While presenting the 2019 scorecard of the Buhari administration on Monday, Lai Mohammed had stated: “There is yet no cause for alarm. This is because Nigeria has a debt ceiling of 25 percent in the total public debt stock to Gross Domestic Product (Debt/GDP), which it has operated within. The ratio for December 31, 2018 and June 30, 2019 were 19.09 per cent and 18.99 per cent respectively.” Similarly, government’s recurrent expenditure, which has been on the rise in the last four years, will distort government’s economic projections further in 2020, as the new minimum wage adds to huge costs associated with governance. While the recurrent expenditure increased to N5.39 trillion in 2018, representing N800 billion growth in one year without new minimum wage implementation, just in November 2019, the Federal Government spent 95.9% of its resources on statutory transfers (7.2%) and recurrent expenditure (88.7%), leaving only 4.1% for capital projects.

 

Despite its repeated mantra of cutting down waste, improving efficiencies and removing ghost workers from the payroll, the federal government’s personnel costs actually rose from N1.8 trillion in 2017 to N2.1 trillion in 2018, without the full implementation of the new minimum wage of N34,000. The manifest unresolved contradictions are glaring because actual recurrent non-debt expenditure was N2.51 trillion in 2016; N2.76 trillion in 2017; and N3.103 trillion in 2018. From January-June 2019, it reached N2.05 trillion, which is 21% more than the pro-rated value of recurrent non-debt expenditure in the 2019 budget.
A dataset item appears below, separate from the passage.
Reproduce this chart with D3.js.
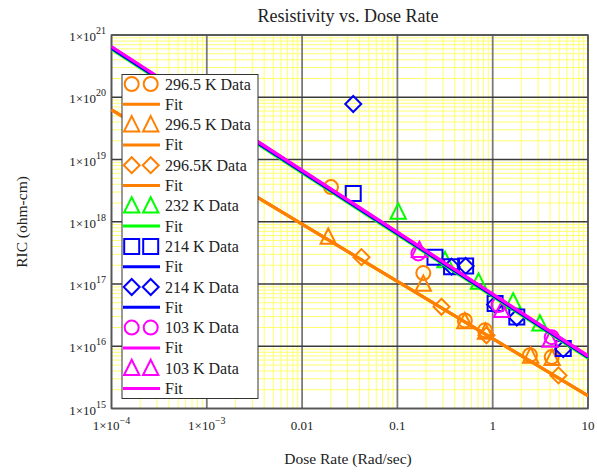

This increment to N4.88 trillion in 2020 cannot be the sign of a system that is taking steps to remove waste and inefficiencies. 

 

Undoubtedly, the rising debt service was crowding out expenditure in critical infrastructure and human development. If revenue shortfalls persist, salaries, and overheads will be drawn down, debts will be serviced, but capital projects will suffer. This will not make Nigeria better, even with expectations that the country’s debt profile would improve in 2020 following (a) approval of $3 billion credit facility from the World Bank for power sector reforms, (b) possible ratification of $29.96 billion loan request for infrastructural development, (c) wider fiscal deficit (2020: N2.7 trillion; 2019:N2.1 trillion), and (d) increased appetite for government securities by institutional investors following their exclusion from Open Market Operations (OMO).

 

Such expectations will remain, at best a luxurious desire given that the rising indebtedness of the economy and the increased debt stock will neither stimulate economic growth nor infrastructural development. Given Nigeria’s revenue challenges, the country will continue to spend a large chunk of its earnings to service debt. The opportunity cost of high debt service commitment for the economy and citizens is very high. There is also the exchange rate risk inherent in the exposure to mounting foreign debt, which the Buhari administration needs to worry about. As the naira depreciates, the burden of debt servicing would intensify. This is a major problem with Nigeria’s rising debt profile which will not be resolved with token restrictions on travel by Ministers and other public officials.